Zu einer als „geheim“ eingestuften Angelegenheit haben nur diejenigen Personen Zugang, die in der entsprechenden Erklärung ausdrücklich benannt werden.

Zugang zu den als „vertraulich“ eingestuften Angelegenheiten haben nur die Personen, die auf begründetem Antrag eine ausdrückliche Genehmigung durch den für deren Kontrolle und Aufbewahrung Verantwortlichen erhalten.

Davon unberührt bleibt die Aufgabe der gemeinsamen Kontrollinstanz hinsichtlich der Überwachung und Kontrolle der Rechtmäßigkeit; diese wacht im besonderen über die angemessene Begründung der Erklärungen über geheimhaltungsbedürftige Informationen.

Artikel 11
Zuständigkeit für die Erklärung über die Geheimhaltungsbedürftigkeit

Die Erklärung, mit der bestimmte Informationen als „geheim“ oder „vertraulich“ eingestuft werden, obliegt dem Direktor im Rahmen seiner Ausführung der Aufgaben im Zuständigkeitsbereich von Europol und der ordnungsgemäßen Verwaltung.

Artikel 12
Vorschlag für eine solche Erklärung

Diese Erklärung kann nur auf Vorschlag eines stellvertretenden Direktors oder des Mitgliedstaats erfolgen, aus dem die Information stammt oder der von dieser betroffen werden kann.

Artikel 13
Bedingungen der Erklärung

Erfolgt die Erklärung einer Angelegenheit zur klassifizierten Information auf Vorschlag eines Mitgliedstaats, so muß sie auf jeden Fall die von diesem gewünschten Bedingungen hinsichtlich der befugten Personen und der Geltungsdauer berücksichtigen.

Artikel 14
Ermächtigte Personen

Die Erklärung bestimmt die konkreten Personen, welche zu „geheimen“ Informationen Zugang haben.
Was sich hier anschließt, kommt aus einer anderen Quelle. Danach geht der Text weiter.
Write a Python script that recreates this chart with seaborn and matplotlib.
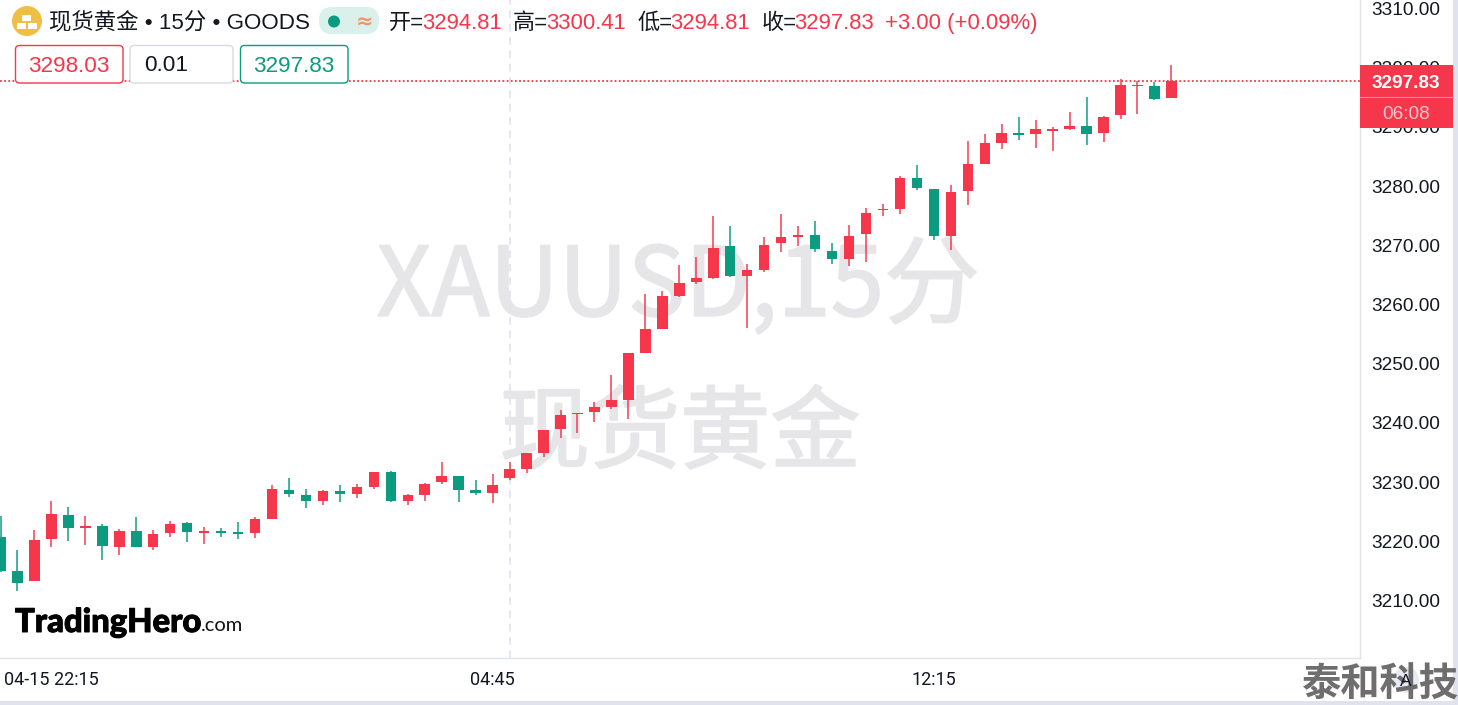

Hinsichtlich „vertraulicher“ Informationen wird in der Erklärung die für deren Überwachung zuständige Person benannt.

Artikel 15
Geltungsdauer

In jedem Fall und bei beiden Geheimhaltungsstufen wird die Geltungsdauer der Erklärung bestimmt, die so oft verlängert werden kann, wie dies für angebracht gehalten wird.

Artikel 16
Sicherheitsmaßnahmen

Die Verantwortlichen für die verschiedenen automatischen Informationssysteme, Register und Arbeitsdateien ergreifen die notwendigen Maßnahmen, mit denen die vom Direktor festgelegte Geheimhaltungsstufe gewährleistet wird.

Artikel 17
Beschränkung der Inanspruchnahme

Der Direktor achtet darauf, daß von der Befugnis zur Erklärung über die Geheimhaltungsbedürftigkeit ein möglichst begrenzter Gebrauch gemacht wird, und berichtet hierüber in seinem Rechenschaftsbericht, den er vor dem Verwaltungsrat ablegt.